SS is more advanced than PG out of the box. Built in scalability and HA; far more reliable point in time backup/restore; PG even only had a plan cache added recently (the past year or so?)
Then you have full text search, built in columnstore, in memory tables, native procedures.
That's not counting all the non engine stuff. There is no adequate free software equivalent to reporting services or analysis services.
Sorry PG isn't even close. PG is no doubt extremely important and the best of the free software pack. And you will pay your life to MS for adequate licensing. But there really is no comparison.
Hmmm. I use ZFS snapshots for backup of my PostgreSQL instances. It's faster, as reliable as it can be, and I can run a full backup every fifth minute and keep the snapshot history on a database that weights 2TB.
This precisely. MySQL has made headway in recent years but is still miles behind PostgreSQL. No commercial database is in the same league when it comes down to it either.
Oracle has some nice stuff that PG doesn't have yet but PG is still the nicer database overall.
Oracle replication usually requires Golden Gate to the best of my knowledge. Someone was telling me the other day they hacked their own system together with shell scripts (ship and restore log files using scp etc), but that's probably not something you'd want to build your business on.
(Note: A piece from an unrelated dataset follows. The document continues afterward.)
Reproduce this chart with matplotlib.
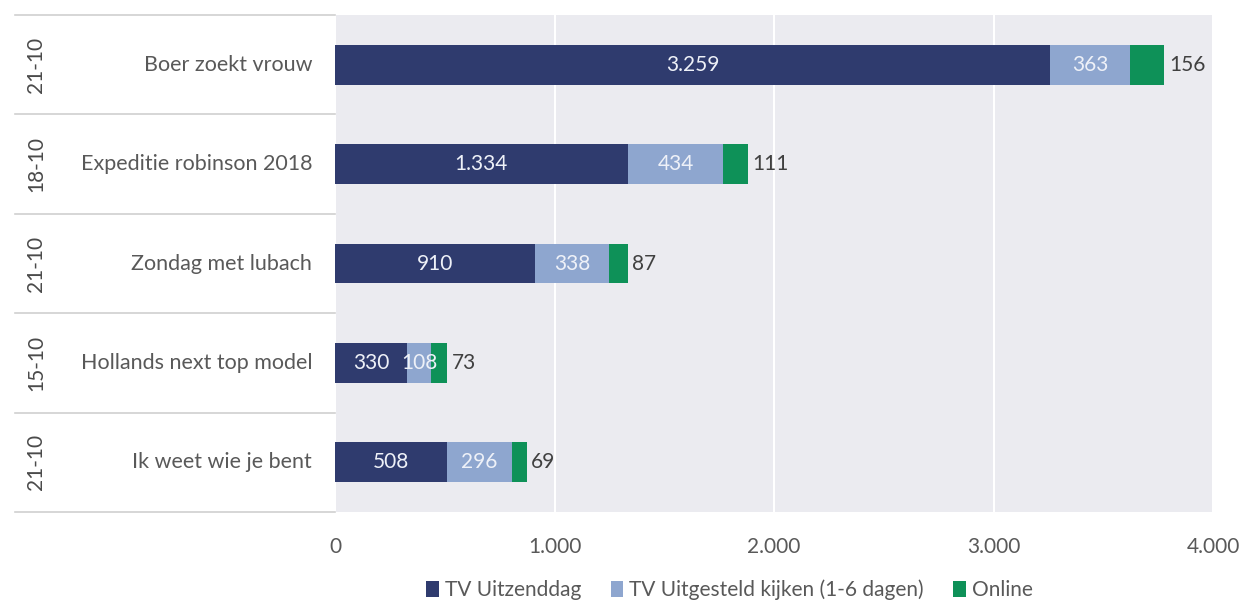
import numpy as np
import matplotlib.pyplot as plt

# data
programmas = ["Boer zoekt vrouw", "Expeditie robinson 2018", "Zondag met lubach",
              "Hollands next top model", "Ik weet wie je bent"]
datums = ["21-10", "18-10", "21-10", "15-10", "21-10"]
tv_uitzenddag = [3259, 1334, 910, 330, 508]
tv_uitgesteld = [363, 434, 338, 108, 296]
online = [156, 111, 87, 73, 69]
xticks = [0, 1000, 2000, 3000, 4000]
xtick_labels = ["0", "1.000", "2.000", "3.000", "4.000"]

plt.rcParams["font.family"] = ["Lato", "DejaVu Sans"]
grijs = "#595959"
c_dag = "#2f3b6e"
c_uitg = "#8ea6cf"
c_online = "#0e9158"

fig = plt.figure(figsize=(12.43, 6.01), dpi=100)
ax = fig.add_axes([0.2695, 0.148, 0.7065, 0.827])
ax.set_facecolor("#ebebf0")

y = np.arange(len(programmas))
h = 0.4
a = np.array(tv_uitzenddag)
b = np.array(tv_uitgesteld)
c = np.array(online)

b1 = ax.barh(y, a, height=h, color=c_dag, label="TV Uitzenddag", zorder=3)
b2 = ax.barh(y, b, left=a, height=h, color=c_uitg, label="TV Uitgesteld kijken (1-6 dagen)", zorder=3)
b3 = ax.barh(y, c, left=a + b, height=h, color=c_online, label="Online", zorder=3)

def fmt(v):
    return f"{v:,}".replace(",", ".")

for i in range(len(y)):
    ax.text(a[i] / 2, y[i], fmt(a[i]), ha="center", va="center", color="#eef1f8", fontsize=15, zorder=4)
    ax.text(a[i] + b[i] / 2, y[i], fmt(b[i]), ha="center", va="center", color="#eef1f8", fontsize=15, zorder=4)
    ax.text(a[i] + b[i] + c[i] + 20, y[i], fmt(c[i]), ha="left", va="center", color="#404040", fontsize=15, zorder=4)

ax.set_xlim(0, 4000)
ax.set_ylim(len(programmas) - 0.5, -0.5)
ax.set_xticks(xticks)
ax.set_xticklabels(xtick_labels, color=grijs, fontsize=15)
ax.tick_params(axis="x", length=0, pad=18)
ax.set_yticks([])
ax.grid(axis="x", color="white", linewidth=1.5, zorder=0)
for s in ax.spines.values():
    s.set_visible(False)

# linker categorie-as met datums en namen
x_links = -0.3645
for i in range(len(programmas) + 1):
    ax.plot([x_links, 0], [i - 0.5, i - 0.5], transform=ax.get_yaxis_transform(),
            color="#d0d0d0", linewidth=1.2, clip_on=False)
for i in range(len(programmas)):
    ax.text(-0.026, y[i], programmas[i], transform=ax.get_yaxis_transform(),
            ha="right", va="center", color=grijs, fontsize=15.5)
    ax.text(-0.34, y[i], datums[i], transform=ax.get_yaxis_transform(),
            ha="center", va="center", rotation=90, color="#4a4a4a", fontsize=15)

fig.legend(handles=[b1, b2, b3], loc="lower center", bbox_to_anchor=(0.587, -0.03),
           ncol=3, frameon=False, fontsize=15, labelcolor=grijs,
           handlelength=0.6, handleheight=0.8, handletextpad=0.3, columnspacing=1.4)

fig.savefig("out.png", dpi=100)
So yes, Oracle replication is probably better if you use Golden Gate. But Golden Gate is pretty expensive (17k per CPU?).
I'm still unclear under what criteria Oracle comes out on top of MSSQL. Aside from the extreme high end, I can't think of a circumstance where I'd prefer using Oracle to MSSQL.
He acknowledges his crassness at the bottom. Unfortunately, sometimes ignorant people have a point. Native regular expression support is a big deal, if it balances towards a better platform is another question.
http://www.pg-versus-ms.com/
https://www.reddit.com/r/programming/comments/2mhpwp/postgre...
MySQL is hardly a relational database, it's not quite the benchmark you're looking for.